(Stored dataset items)
..........
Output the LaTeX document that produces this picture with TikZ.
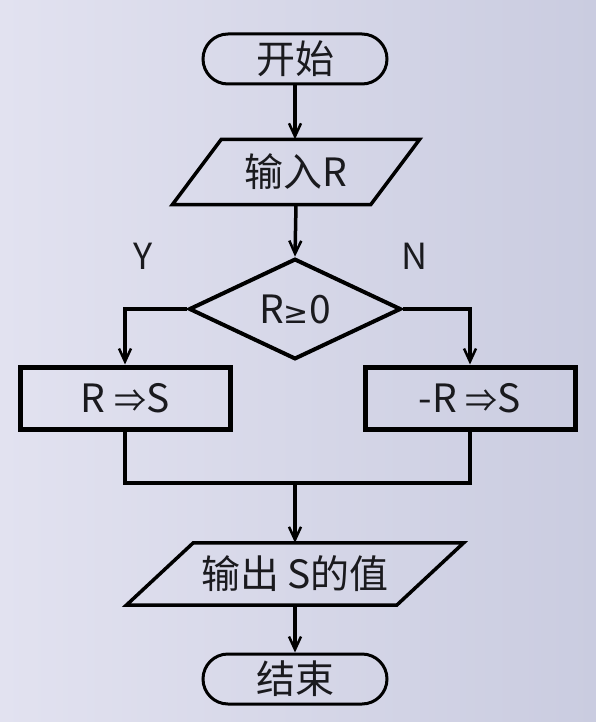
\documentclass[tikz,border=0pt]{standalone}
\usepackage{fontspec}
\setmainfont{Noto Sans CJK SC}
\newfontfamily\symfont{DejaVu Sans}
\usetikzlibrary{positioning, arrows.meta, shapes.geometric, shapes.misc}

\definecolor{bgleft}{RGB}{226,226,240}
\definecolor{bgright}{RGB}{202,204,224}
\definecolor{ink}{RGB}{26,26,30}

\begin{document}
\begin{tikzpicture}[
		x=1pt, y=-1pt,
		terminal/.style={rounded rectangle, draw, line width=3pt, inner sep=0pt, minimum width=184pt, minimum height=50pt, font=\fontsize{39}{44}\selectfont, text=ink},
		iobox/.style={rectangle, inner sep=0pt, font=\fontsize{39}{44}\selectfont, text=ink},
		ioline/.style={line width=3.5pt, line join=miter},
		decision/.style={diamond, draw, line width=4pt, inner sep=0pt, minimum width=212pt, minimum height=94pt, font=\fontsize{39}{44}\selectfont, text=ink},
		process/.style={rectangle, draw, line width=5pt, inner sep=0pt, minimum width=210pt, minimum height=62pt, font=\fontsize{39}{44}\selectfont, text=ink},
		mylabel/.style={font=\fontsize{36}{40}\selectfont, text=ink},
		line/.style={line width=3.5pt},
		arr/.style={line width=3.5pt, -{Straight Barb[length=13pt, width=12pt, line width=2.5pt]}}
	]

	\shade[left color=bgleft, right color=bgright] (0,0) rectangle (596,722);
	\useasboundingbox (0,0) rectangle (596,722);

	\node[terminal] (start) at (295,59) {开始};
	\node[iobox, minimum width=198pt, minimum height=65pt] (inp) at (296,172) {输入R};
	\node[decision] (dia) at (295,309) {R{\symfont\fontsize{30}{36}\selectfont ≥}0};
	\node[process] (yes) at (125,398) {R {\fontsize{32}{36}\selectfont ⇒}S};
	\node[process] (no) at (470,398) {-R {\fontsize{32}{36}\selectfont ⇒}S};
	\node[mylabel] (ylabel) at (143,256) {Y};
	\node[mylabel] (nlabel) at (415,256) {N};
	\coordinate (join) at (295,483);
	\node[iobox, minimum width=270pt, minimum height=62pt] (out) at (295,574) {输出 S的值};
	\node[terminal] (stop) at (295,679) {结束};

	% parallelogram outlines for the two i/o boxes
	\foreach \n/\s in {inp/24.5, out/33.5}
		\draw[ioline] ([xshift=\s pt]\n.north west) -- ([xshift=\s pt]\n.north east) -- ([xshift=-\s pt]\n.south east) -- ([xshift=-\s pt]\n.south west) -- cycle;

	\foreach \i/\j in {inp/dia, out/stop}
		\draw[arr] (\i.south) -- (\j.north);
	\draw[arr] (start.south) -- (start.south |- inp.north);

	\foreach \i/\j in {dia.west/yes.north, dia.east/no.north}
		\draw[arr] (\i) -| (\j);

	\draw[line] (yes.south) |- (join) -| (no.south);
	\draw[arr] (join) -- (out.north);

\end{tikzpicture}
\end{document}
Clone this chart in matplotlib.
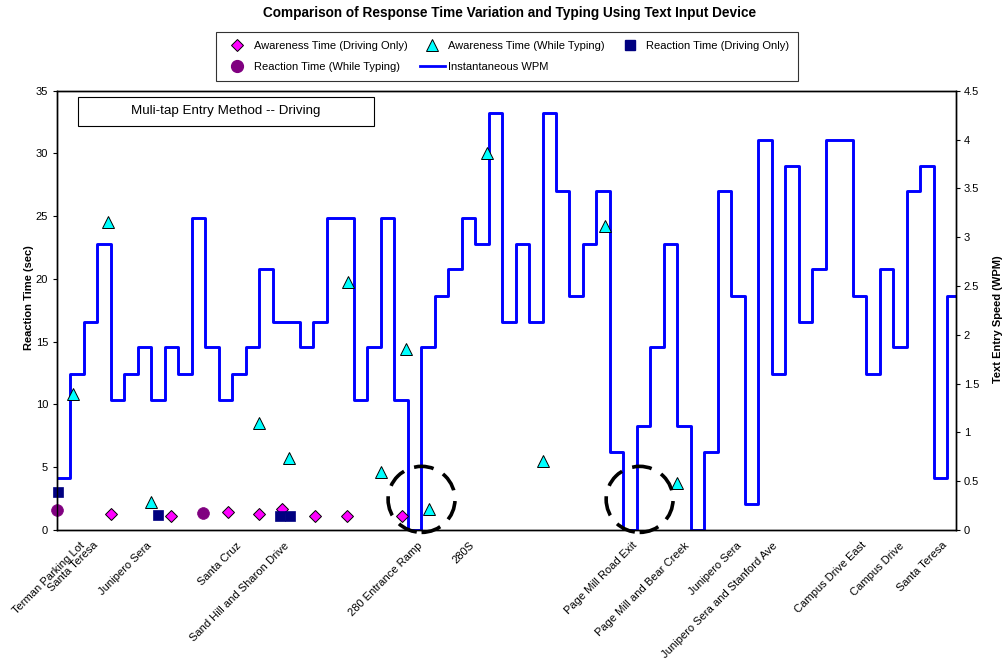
..........
Task to carry out: Write the records out again in full, exactly, and skip every picture.

Result of this exercise:
Output the LaTeX document that produces this picture with TikZ.
\documentclass[tikz,border=0pt]{standalone}
\usepackage{fontspec}
\setmainfont{Noto Sans CJK SC}
\newfontfamily\symfont{DejaVu Sans}
\usetikzlibrary{positioning, arrows.meta, shapes.geometric, shapes.misc}

\definecolor{bgleft}{RGB}{226,226,240}
\definecolor{bgright}{RGB}{202,204,224}
\definecolor{ink}{RGB}{26,26,30}

\begin{document}
\begin{tikzpicture}[
		x=1pt, y=-1pt,
		terminal/.style={rounded rectangle, draw, line width=3pt, inner sep=0pt, minimum width=184pt, minimum height=50pt, font=\fontsize{39}{44}\selectfont, text=ink},
		iobox/.style={rectangle, inner sep=0pt, font=\fontsize{39}{44}\selectfont, text=ink},
		ioline/.style={line width=3.5pt, line join=miter},
		decision/.style={diamond, draw, line width=4pt, inner sep=0pt, minimum width=212pt, minimum height=94pt, font=\fontsize{39}{44}\selectfont, text=ink},
		process/.style={rectangle, draw, line width=5pt, inner sep=0pt, minimum width=210pt, minimum height=62pt, font=\fontsize{39}{44}\selectfont, text=ink},
		mylabel/.style={font=\fontsize{36}{40}\selectfont, text=ink},
		line/.style={line width=3.5pt},
		arr/.style={line width=3.5pt, -{Straight Barb[length=13pt, width=12pt, line width=2.5pt]}}
	]

	\shade[left color=bgleft, right color=bgright] (0,0) rectangle (596,722);
	\useasboundingbox (0,0) rectangle (596,722);

	\node[terminal] (start) at (295,59) {开始};
	\node[iobox, minimum width=198pt, minimum height=65pt] (inp) at (296,172) {输入R};
	\node[decision] (dia) at (295,309) {R{\symfont\fontsize{30}{36}\selectfont ≥}0};
	\node[process] (yes) at (125,398) {R {\fontsize{32}{36}\selectfont ⇒}S};
	\node[process] (no) at (470,398) {-R {\fontsize{32}{36}\selectfont ⇒}S};
	\node[mylabel] (ylabel) at (143,256) {Y};
	\node[mylabel] (nlabel) at (415,256) {N};
	\coordinate (join) at (295,483);
	\node[iobox, minimum width=270pt, minimum height=62pt] (out) at (295,574) {输出 S的值};
	\node[terminal] (stop) at (295,679) {结束};

	% parallelogram outlines for the two i/o boxes
	\foreach \n/\s in {inp/24.5, out/33.5}
		\draw[ioline] ([xshift=\s pt]\n.north west) -- ([xshift=\s pt]\n.north east) -- ([xshift=-\s pt]\n.south east) -- ([xshift=-\s pt]\n.south west) -- cycle;

	\foreach \i/\j in {inp/dia, out/stop}
		\draw[arr] (\i.south) -- (\j.north);
	\draw[arr] (start.south) -- (start.south |- inp.north);

	\foreach \i/\j in {dia.west/yes.north, dia.east/no.north}
		\draw[arr] (\i) -| (\j);

	\draw[line] (yes.south) |- (join) -| (no.south);
	\draw[arr] (join) -- (out.north);

\end{tikzpicture}
\end{document}
Clone this chart in matplotlib.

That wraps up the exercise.